* START Material to process *

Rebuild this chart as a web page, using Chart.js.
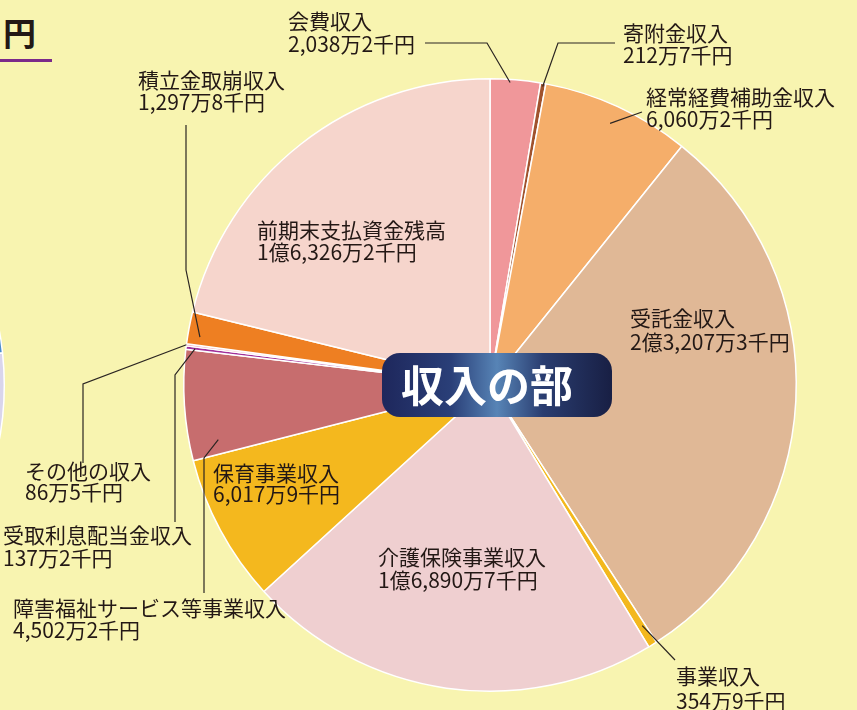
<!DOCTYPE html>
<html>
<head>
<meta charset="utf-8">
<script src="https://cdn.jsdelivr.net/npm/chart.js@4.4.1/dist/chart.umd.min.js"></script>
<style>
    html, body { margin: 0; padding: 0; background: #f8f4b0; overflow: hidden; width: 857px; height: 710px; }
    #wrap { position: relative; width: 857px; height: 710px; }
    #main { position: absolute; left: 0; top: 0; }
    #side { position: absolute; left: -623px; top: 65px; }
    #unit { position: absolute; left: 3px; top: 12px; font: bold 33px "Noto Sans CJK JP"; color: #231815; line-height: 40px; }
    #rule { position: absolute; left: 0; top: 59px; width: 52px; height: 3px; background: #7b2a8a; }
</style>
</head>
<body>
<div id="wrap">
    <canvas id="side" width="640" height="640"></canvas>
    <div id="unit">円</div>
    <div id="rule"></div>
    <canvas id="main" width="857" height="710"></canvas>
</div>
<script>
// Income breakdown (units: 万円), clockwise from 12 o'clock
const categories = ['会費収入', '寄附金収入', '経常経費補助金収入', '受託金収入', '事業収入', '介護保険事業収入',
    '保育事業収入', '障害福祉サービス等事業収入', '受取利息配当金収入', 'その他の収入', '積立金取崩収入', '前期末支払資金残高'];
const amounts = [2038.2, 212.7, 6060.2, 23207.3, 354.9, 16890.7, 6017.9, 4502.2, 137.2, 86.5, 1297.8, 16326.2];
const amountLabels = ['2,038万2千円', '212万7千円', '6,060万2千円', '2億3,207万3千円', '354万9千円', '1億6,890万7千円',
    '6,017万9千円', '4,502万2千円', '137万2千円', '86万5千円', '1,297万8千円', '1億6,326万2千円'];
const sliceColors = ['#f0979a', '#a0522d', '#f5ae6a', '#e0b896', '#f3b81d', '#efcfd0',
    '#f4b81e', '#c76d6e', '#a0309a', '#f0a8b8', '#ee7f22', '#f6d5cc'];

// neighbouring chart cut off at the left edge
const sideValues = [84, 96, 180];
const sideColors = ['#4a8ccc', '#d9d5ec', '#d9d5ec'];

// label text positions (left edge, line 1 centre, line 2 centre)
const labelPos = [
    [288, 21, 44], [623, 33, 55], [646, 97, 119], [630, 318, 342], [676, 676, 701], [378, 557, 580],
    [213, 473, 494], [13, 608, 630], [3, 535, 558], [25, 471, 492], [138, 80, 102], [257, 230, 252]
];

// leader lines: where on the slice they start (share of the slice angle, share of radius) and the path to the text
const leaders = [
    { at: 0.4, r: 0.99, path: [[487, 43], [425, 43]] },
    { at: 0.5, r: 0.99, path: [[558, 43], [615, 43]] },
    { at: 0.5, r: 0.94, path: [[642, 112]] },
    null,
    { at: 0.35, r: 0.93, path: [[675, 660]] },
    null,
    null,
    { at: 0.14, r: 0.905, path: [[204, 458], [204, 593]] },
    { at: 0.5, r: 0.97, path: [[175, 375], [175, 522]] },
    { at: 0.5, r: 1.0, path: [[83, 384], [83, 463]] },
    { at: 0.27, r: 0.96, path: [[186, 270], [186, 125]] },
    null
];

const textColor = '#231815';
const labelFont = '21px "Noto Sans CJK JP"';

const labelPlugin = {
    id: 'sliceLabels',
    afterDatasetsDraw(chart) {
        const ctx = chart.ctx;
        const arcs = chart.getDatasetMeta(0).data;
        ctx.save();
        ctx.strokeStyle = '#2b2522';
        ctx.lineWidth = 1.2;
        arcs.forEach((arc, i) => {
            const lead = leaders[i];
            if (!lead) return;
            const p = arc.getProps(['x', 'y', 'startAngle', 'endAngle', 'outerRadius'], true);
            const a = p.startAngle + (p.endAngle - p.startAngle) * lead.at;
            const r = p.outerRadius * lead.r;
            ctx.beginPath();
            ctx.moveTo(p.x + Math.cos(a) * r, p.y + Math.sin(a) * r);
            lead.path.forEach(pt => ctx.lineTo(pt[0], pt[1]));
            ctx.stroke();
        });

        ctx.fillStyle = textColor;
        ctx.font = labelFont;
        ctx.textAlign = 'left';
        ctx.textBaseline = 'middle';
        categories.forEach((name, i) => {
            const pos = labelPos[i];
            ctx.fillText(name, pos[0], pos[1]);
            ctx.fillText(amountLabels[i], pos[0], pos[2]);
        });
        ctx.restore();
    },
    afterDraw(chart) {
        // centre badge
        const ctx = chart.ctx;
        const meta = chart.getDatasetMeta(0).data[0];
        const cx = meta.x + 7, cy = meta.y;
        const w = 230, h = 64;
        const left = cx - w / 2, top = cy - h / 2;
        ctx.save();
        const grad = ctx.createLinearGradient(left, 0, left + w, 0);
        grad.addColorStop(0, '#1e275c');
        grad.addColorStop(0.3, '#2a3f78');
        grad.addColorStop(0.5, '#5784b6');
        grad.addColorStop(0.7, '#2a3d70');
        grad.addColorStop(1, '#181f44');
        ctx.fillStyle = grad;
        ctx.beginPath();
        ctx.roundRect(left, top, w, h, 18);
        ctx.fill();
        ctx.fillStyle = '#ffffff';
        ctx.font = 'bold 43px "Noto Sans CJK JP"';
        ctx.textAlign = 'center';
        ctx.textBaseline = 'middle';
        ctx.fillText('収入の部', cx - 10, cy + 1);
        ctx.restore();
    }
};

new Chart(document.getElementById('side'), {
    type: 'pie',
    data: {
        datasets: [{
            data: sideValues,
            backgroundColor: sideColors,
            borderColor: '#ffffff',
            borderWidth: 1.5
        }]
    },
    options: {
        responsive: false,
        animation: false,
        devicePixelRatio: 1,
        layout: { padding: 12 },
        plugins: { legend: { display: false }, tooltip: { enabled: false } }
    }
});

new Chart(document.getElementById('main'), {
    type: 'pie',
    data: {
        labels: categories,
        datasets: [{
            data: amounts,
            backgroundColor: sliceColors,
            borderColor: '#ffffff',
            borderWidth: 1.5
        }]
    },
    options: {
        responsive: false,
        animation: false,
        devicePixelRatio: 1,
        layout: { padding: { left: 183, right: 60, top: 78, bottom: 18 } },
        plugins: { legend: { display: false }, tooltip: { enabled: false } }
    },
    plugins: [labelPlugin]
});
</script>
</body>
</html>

* END Material to process *
* START Material to process *

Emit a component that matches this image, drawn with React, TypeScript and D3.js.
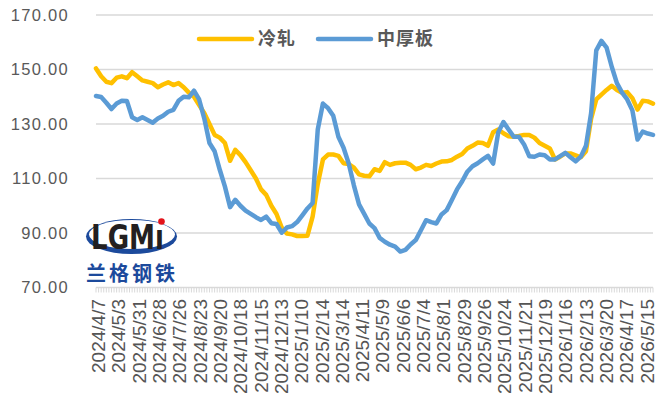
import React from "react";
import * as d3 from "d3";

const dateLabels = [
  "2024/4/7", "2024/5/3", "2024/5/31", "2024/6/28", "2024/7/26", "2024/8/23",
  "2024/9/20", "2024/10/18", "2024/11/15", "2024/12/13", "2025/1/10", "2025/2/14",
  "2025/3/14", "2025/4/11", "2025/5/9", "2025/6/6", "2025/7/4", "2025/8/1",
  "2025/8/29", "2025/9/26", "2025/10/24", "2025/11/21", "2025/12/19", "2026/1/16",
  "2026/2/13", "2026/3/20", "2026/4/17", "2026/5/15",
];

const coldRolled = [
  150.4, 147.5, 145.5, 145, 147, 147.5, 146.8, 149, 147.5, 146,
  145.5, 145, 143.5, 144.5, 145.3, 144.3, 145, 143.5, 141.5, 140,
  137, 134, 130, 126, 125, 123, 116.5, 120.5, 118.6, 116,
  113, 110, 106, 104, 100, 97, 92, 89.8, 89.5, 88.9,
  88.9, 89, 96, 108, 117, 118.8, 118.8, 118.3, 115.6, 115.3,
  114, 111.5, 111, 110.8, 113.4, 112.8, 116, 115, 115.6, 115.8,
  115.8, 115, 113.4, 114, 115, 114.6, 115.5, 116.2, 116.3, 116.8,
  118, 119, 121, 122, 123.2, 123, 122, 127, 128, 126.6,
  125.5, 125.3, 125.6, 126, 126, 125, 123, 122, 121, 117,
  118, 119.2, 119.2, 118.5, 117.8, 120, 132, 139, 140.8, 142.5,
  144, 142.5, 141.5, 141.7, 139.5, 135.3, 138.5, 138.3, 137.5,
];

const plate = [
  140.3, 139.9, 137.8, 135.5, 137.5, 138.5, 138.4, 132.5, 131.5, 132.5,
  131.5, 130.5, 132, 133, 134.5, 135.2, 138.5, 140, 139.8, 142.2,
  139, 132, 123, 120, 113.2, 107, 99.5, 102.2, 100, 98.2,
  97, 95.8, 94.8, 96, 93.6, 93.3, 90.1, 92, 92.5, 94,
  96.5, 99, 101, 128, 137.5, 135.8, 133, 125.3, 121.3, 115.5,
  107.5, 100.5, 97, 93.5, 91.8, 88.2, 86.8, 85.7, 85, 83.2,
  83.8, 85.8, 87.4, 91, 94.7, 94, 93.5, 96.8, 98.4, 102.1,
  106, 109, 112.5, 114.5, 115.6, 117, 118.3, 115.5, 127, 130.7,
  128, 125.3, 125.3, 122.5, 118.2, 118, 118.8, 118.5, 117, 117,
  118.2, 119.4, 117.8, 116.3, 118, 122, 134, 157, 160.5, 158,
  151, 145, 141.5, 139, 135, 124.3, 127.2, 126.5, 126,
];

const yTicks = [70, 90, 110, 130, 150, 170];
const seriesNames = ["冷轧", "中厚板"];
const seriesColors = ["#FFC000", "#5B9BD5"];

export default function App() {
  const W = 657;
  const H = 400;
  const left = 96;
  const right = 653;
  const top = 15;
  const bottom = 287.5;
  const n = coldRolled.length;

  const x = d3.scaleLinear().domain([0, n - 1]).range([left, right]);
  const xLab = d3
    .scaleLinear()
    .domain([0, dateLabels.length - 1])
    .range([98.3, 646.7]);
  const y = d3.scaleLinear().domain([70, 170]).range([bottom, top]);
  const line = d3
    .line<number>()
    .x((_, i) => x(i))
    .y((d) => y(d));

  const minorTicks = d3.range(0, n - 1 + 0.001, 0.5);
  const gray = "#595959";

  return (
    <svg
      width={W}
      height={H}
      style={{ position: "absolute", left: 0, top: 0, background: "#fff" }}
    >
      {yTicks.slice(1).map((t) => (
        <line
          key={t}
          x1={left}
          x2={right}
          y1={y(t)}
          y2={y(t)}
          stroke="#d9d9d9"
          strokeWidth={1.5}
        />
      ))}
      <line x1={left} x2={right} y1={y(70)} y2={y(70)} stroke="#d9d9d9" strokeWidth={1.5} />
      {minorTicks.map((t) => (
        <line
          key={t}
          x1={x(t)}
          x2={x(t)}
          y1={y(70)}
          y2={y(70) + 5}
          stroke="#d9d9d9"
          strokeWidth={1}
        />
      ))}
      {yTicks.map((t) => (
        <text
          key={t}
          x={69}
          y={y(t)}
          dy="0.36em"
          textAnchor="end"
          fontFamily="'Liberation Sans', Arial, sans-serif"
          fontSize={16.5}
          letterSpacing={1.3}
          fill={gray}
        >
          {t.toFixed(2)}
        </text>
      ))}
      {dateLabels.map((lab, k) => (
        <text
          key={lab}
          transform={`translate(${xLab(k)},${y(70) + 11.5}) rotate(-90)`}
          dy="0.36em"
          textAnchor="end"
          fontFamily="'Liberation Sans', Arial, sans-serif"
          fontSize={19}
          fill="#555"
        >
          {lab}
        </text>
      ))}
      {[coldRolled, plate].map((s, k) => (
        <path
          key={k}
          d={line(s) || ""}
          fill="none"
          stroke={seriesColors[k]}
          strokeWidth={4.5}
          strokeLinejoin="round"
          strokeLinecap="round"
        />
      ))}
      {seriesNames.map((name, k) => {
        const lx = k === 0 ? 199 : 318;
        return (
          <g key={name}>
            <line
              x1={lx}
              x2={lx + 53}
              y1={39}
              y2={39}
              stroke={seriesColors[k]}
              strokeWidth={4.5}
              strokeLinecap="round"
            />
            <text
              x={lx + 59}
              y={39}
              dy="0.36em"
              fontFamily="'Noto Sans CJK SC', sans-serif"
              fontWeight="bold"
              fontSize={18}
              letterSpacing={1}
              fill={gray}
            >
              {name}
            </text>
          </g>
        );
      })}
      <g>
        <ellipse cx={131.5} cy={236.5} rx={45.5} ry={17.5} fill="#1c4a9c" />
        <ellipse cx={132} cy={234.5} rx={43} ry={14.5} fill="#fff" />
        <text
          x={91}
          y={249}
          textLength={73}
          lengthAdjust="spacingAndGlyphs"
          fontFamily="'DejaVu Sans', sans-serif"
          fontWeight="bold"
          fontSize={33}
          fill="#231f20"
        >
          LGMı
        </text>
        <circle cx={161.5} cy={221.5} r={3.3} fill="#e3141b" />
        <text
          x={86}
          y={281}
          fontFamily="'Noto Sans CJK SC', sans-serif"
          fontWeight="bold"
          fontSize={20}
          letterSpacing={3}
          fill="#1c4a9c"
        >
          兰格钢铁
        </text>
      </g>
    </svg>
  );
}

* END Material to process *

State the number of lines in the data that include the string "this", and add nothing else.

- Task output: 2